In this way, the Piggy Bank researchers hope, Web users can begin to get a taste of the Semantic Web in action, without having to wait for the authors of the billions of documents on the Web to create metadata. The curious can download a Piggy Bank extension for the Firefox Web browser; once the extension is installed, users can choose from a number of “screenscrapers” that extract information from specific sites like LinkedIn and Flickr (a popular photo-sharing site). Piggy Bank stores this “pure information,” such as photos or contact names, inside the Web browser in RDF format, theoretically allowing users to mix data from independent sources to create their own “instant mashups” similar to the LinkedIn-Google Maps example.
Unfortunately, there aren’t yet any tools that make it easy for nonprogrammers to reuse the RDF data in such mashups. And in my own tests of Piggy Bank, the screenscrapers failed to activate. I’m sure that’s because I missed something in the instructions–but the problem does illustrate how much more work is needed before such tools will be ready for public consumption.
A second category of post-Web 2.0 projects focuses not on helping machines understand the meaning and the uses of existing Web content, but on recruiting real people to add their intelligence to information before it’s used. The best known example is Amazon Mechanical Turk, a kind of high-tech temp agency introduced by the online retailer in 2005. The service allows people with tasks and questions that computers can’t handle–for example, spotting inappropriate images in a collection of photos–to hire other Web users to help.
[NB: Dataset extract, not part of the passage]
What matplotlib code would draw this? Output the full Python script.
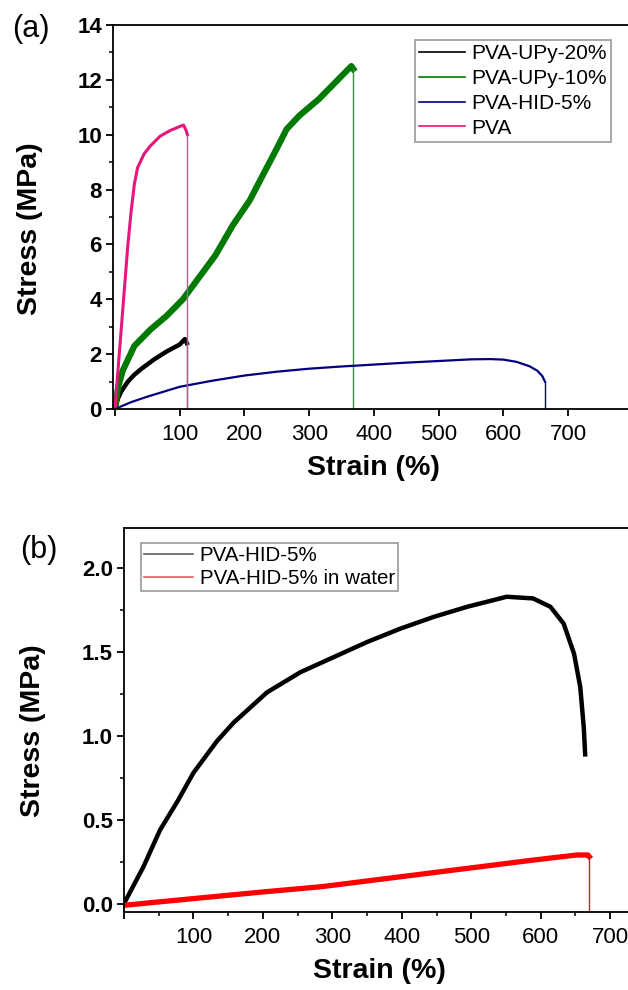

The employment is extremely temporary–less than an hour per task, in most cases–and the pay is ridiculously low: solutions typically earn the worker only a few cents. But the point isn’t to provide Internet addicts with a second income: it’s to harness users’ brainpower for a few spare moments to carry out simple tasks that remain far beyond the capabilities of artificial-intelligence software. (In fact, Amazon calls its project a form of “artificial artificial intelligence.”)
Some tasks are really marketing or product research in disguise. One questioner, for example, asks, “What would make your e-mail better?” Others offer better illustrations of the logic behind breaking up a big data-classification task and distributing it to hundreds of people. One task, apparently from someone trying to make it possible to share information between various Yellow Pages-style directories, asks users to match categories from one directory–say, “Delicatessens”–with the closest equivalents in another–for example, “Delis” or “Small Restaurants.” A computer couldn’t tackle such a task without years of training on the mundane facts of human existence, such as the fact that a delicatessen is indeed one form of a small restaurant. A human, however, can find the right matches in seconds.
Another project that attempts to persuade humans to add meaning to raw data is the Google Image Labeler. It entices users to label digital photographs according to their content by making the task into a simple game in which contestants must both collaborate and compete. Like Amazon Mechanical Turk, the Image Labeler has a community of fans who enjoy it as a game. And there’s nothing wrong with making potentially dull tasks entertaining, if that’s what it takes to motivate “workers.” But the Image Labeler and the Mechanical Turk will have to grow beyond their toylike demonstration stage before they have a real impact on the Web’s usability.
It’s not surprising that observers are reaching for new labels to describe the work going on beyond the boundaries of today’s Web 2.0. But most of these projects are so far from producing practical tools–let alone services that could be commercialized–that it’s premature to say they represent a “third generation” of Web technology. For that, judging from today’s state of the art, we’ll need to wait another few years.